The timing could not be worse. The Mayor's Office has committed to a fully searchable digital archive of every infrastructure project tied to Olympic venue construction, covering sites from the Sepulveda Basin Sports Complex in Van Nuys to the renovation corridors around Exposition Park near USC. When image files are duplicated across shared drives, project managers spend hours reconciling versions, and storage licensing costs compound. Commercial cloud storage for government contracts runs roughly $0.023 per gigabyte per month under standard enterprise agreements — a figure that multiplies fast when the same aerial survey photograph of the SoFi Stadium access roads gets saved seventeen times across five departments.

What Duplicate Images Actually Cost

The problem is systemic rather than accidental. City departments — among them the Los Angeles Department of City Planning and the Bureau of Street Services — operate on separate content management systems that were never designed to talk to each other. A drone photograph taken above the Metro Purple Line extension corridor in Koreatown, for instance, might enter the system through the Bureau of Engineering, get forwarded to City Planning, attached to a permit file, and then re-uploaded by a contractor's liaison, each step creating a new stored instance with a slightly different filename.

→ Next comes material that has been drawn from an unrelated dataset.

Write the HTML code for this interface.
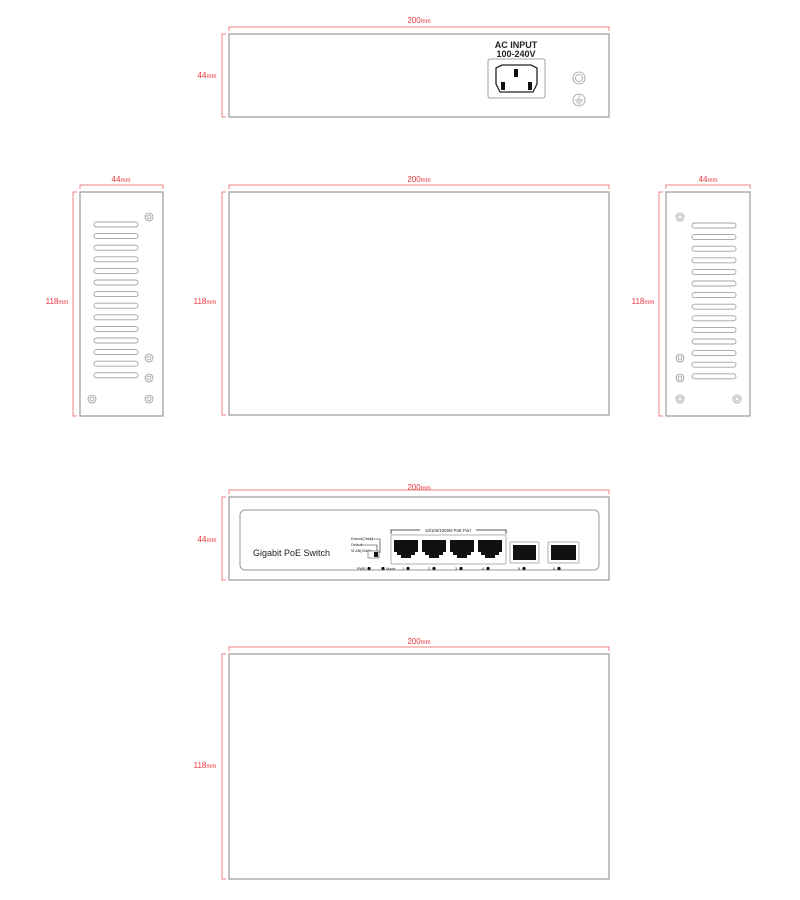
<!DOCTYPE html>
<html><head><meta charset="utf-8"><style>
html,body{margin:0;padding:0;background:#fff;}
svg{display:block;font-family:"Liberation Sans",sans-serif;}
.d{stroke:#f08080;stroke-width:1;fill:none}
.dt{fill:#e8333a;font-size:8px}
.dt tspan{font-size:6px}
.b{fill:#fff;stroke:#9a9a9a;stroke-width:1.2}
.s{fill:#fff;stroke:#a0a0a0;stroke-width:0.9}
.sc{fill:#fff;stroke:#999;stroke-width:0.8}
</style></head><body>
<svg width="800" height="900" viewBox="0 0 800 900">
<defs>
<g id="screw"><circle r="4" class="sc"/><circle r="2" class="sc"/></g>
<g id="slots">
<rect x="0" y="0" width="44" height="5" rx="2.5" class="s"/>
<rect x="0" y="11.6" width="44" height="5" rx="2.5" class="s"/>
<rect x="0" y="23.2" width="44" height="5" rx="2.5" class="s"/>
<rect x="0" y="34.8" width="44" height="5" rx="2.5" class="s"/>
<rect x="0" y="46.4" width="44" height="5" rx="2.5" class="s"/>
<rect x="0" y="58" width="44" height="5" rx="2.5" class="s"/>
<rect x="0" y="69.6" width="44" height="5" rx="2.5" class="s"/>
<rect x="0" y="81.2" width="44" height="5" rx="2.5" class="s"/>
<rect x="0" y="92.8" width="44" height="5" rx="2.5" class="s"/>
<rect x="0" y="104.4" width="44" height="5" rx="2.5" class="s"/>
<rect x="0" y="116" width="44" height="5" rx="2.5" class="s"/>
<rect x="0" y="127.6" width="44" height="5" rx="2.5" class="s"/>
<rect x="0" y="139.2" width="44" height="5" rx="2.5" class="s"/>
<rect x="0" y="150.8" width="44" height="5" rx="2.5" class="s"/>
</g>
<g id="rj"><path d="M0 0H24V12H21V15H17V18H7V15H3V12H0Z" fill="#111"/></g>
</defs>

<!-- TOP: rear view -->
<path class="d" d="M229 31V27H609V31"/>
<text class="dt" x="419" y="23" text-anchor="middle">200<tspan>mm</tspan></text>
<path class="d" d="M226 34H222V117H226"/>
<text class="dt" x="207" y="78" text-anchor="middle">44<tspan>mm</tspan></text>
<rect x="229" y="34" width="380" height="83" class="b"/>
<text x="516" y="48" font-size="9" font-weight="bold" text-anchor="middle" fill="#222">AC INPUT</text>
<text x="516" y="57" font-size="9" font-weight="bold" text-anchor="middle" fill="#222">100-240V</text>
<rect x="488" y="59" width="57" height="39" rx="2" fill="#fff" stroke="#888" stroke-width="0.8"/>
<path d="M496 68L502 65H531L537 68V84L533 92H500L496 84Z" fill="#fff" stroke="#222" stroke-width="1.3"/>
<rect x="514" y="69" width="4" height="8" fill="#111"/>
<rect x="501" y="82" width="4" height="8" fill="#111"/>
<rect x="528" y="82" width="4" height="8" fill="#111"/>
<circle cx="579" cy="78" r="6" class="sc"/><circle cx="579" cy="78" r="3.5" class="sc"/>
<circle cx="579" cy="100" r="6" class="sc"/><path d="M579 95V100M575 100H583M576 102H582M577.5 104H580.5" stroke="#999" stroke-width="0.7"/>

<!-- MIDDLE row -->
<path class="d" d="M80 189V185H163V189"/>
<text class="dt" x="121" y="182" text-anchor="middle">44<tspan>mm</tspan></text>
<path class="d" d="M77 192H73V416H77"/>
<text class="dt" x="57" y="304" text-anchor="middle">118<tspan>mm</tspan></text>
<rect x="80" y="192" width="83" height="224" class="b"/>
<use href="#slots" x="94" y="222"/>
<use href="#screw" x="149" y="217"/><use href="#screw" x="149" y="358"/><use href="#screw" x="149" y="378"/><use href="#screw" x="149" y="399"/><use href="#screw" x="92" y="399"/>

<path class="d" d="M229 189V185H609V189"/>
<text class="dt" x="419" y="182" text-anchor="middle">200<tspan>mm</tspan></text>
<path class="d" d="M226 192H222V415H226"/>
<text class="dt" x="205" y="304" text-anchor="middle">118<tspan>mm</tspan></text>
<rect x="229" y="192" width="380" height="223" class="b"/>

<path class="d" d="M666 189V185H750V189"/>
<text class="dt" x="708" y="182" text-anchor="middle">44<tspan>mm</tspan></text>
<path class="d" d="M663 192H659V416H663"/>
<text class="dt" x="643" y="304" text-anchor="middle">118<tspan>mm</tspan></text>
<rect x="666" y="192" width="84" height="224" class="b"/>
<use href="#slots" x="692" y="223"/>
<use href="#screw" x="680" y="217"/><use href="#screw" x="680" y="358"/><use href="#screw" x="680" y="378"/><use href="#screw" x="680" y="399"/><use href="#screw" x="737" y="399"/>

<!-- FRONT -->
<path class="d" d="M229 494V490H609V494"/>
<text class="dt" x="419" y="490" text-anchor="middle">200<tspan>mm</tspan></text>
<path class="d" d="M226 497H222V580H226"/>
<text class="dt" x="207" y="542" text-anchor="middle">44<tspan>mm</tspan></text>
<rect x="229" y="497" width="380" height="83" class="b"/>
<rect x="240" y="510" width="359" height="60" rx="5" fill="#fff" stroke="#999" stroke-width="1"/>
<text x="253" y="556" font-size="9" fill="#222">Gigabit PoE Switch</text>
<text x="351" y="540" font-size="3.6" fill="#222">Extend(CH-1)</text>
<text x="351" y="546" font-size="3.6" fill="#222">Default</text>
<text x="351" y="552" font-size="3.6" fill="#222">VLAN(CH-1)</text>
<path d="M366 539H380V553M362 545H377V553M365 551H373V553" stroke="#222" stroke-width="0.6" fill="none"/>
<rect x="368" y="551" width="11" height="7" fill="#fff" stroke="#555" stroke-width="0.6"/>
<rect x="374" y="552" width="4" height="5" fill="#111"/>
<text x="357" y="570" font-size="3.8" fill="#222">PWR</text><circle cx="369" cy="568.5" r="1.6" fill="#111"/>
<circle cx="383" cy="568.5" r="1.6" fill="#111"/><text x="386" y="570" font-size="3.8" fill="#222">Mode</text>
<path d="M391 534V530H506V534" stroke="#222" stroke-width="0.8" fill="none"/>
<rect x="420" y="527" width="56" height="6" fill="#fff"/>
<text x="448" y="532" font-size="4.3" text-anchor="middle" fill="#222">10/100/1000M PoE Port</text>
<rect x="391" y="535" width="115" height="29" rx="1" fill="#fff" stroke="#999" stroke-width="0.8"/>
<use href="#rj" x="394" y="540"/><use href="#rj" x="422" y="540"/><use href="#rj" x="450" y="540"/><use href="#rj" x="478" y="540"/>
<rect x="510" y="542" width="29" height="21" rx="1" fill="#fff" stroke="#999" stroke-width="0.8"/>
<rect x="513" y="545" width="23" height="15" fill="#111"/>
<rect x="548" y="542" width="31" height="21" rx="1" fill="#fff" stroke="#999" stroke-width="0.8"/>
<rect x="551" y="545" width="25" height="15" fill="#111"/>
<g font-size="3.8" fill="#222">
<text x="402" y="570">1</text><circle cx="408" cy="568.5" r="1.6" fill="#111"/>
<text x="428" y="570">2</text><circle cx="434" cy="568.5" r="1.6" fill="#111"/>
<text x="455" y="570">3</text><circle cx="461" cy="568.5" r="1.6" fill="#111"/>
<text x="482" y="570">4</text><circle cx="488" cy="568.5" r="1.6" fill="#111"/>
<text x="518" y="570">5</text><circle cx="524" cy="568.5" r="1.6" fill="#111"/>
<text x="553" y="570">6</text><circle cx="559" cy="568.5" r="1.6" fill="#111"/>
</g>

<!-- BOTTOM -->
<path class="d" d="M229 651V647H609V651"/>
<text class="dt" x="419" y="644" text-anchor="middle">200<tspan>mm</tspan></text>
<path class="d" d="M226 654H222V879H226"/>
<text class="dt" x="205" y="768" text-anchor="middle">118<tspan>mm</tspan></text>
<rect x="229" y="654" width="380" height="225" class="b"/>
</svg>
</body></html>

Digital asset managers who work with large municipal systems generally cite a rule of thumb: every terabyte of unresolved duplicate image data costs between $1,200 and $2,000 annually in storage, backup cycles, and staff retrieval time when factoring in labor. For a city the size of Los Angeles, with digitization projects running simultaneously out of the Los Angeles Public Library's Central Branch on West 5th Street downtown and the Getty Conservation Institute in Brentwood, the aggregate exposure across linked institutions runs into seven figures when the full archival ecosystem is counted.

The Los Angeles County Museum of Art launched a deduplication audit of its own digital collections in March 2026, targeting approximately 1.2 million image assets in its online database. The project, handled in-house by LACMA's digital infrastructure team on Wilshire Boulevard, identified preliminary duplication rates of around 34 percent in its photographic archives — lower than the city average, but still representing hundreds of thousands of redundant files that slow public search tools and consume licensed storage allocations.

The 2028 Deadline Is the Forcing Function

Deduplication software has existed for years, but adoption inside government has been slow. Perceptual hashing — a technique that identifies visually identical or near-identical images even when filenames differ — can process roughly 500,000 images per hour on mid-tier server hardware. For agencies with backlogs measured in the tens of millions of files, that means a dedicated cleanup project running several weeks, not an afternoon.

The practical pressure is the Olympic documentation mandate. The city's target is to have all venue-related construction imagery catalogued and cross-referenced by January 2027, giving project managers an 18-month buffer before the Games open in July 2028. Agencies that do not resolve their duplicate image problems before that cataloguing deadline will face reconciliation work mid-project — precisely when construction timelines are most compressed.

For city departments starting the process now, digital asset specialists recommend beginning with the highest-volume intake points: contractor submission portals and shared Dropbox or SharePoint folders, which generate the bulk of redundant uploads. Establishing a single ingest point with automated hash-checking at upload — rather than trying to clean archives retroactively — reduces new duplication to near zero from the date of implementation. The window to set that up before the January 2027 deadline is closing. There are roughly 26 weeks left.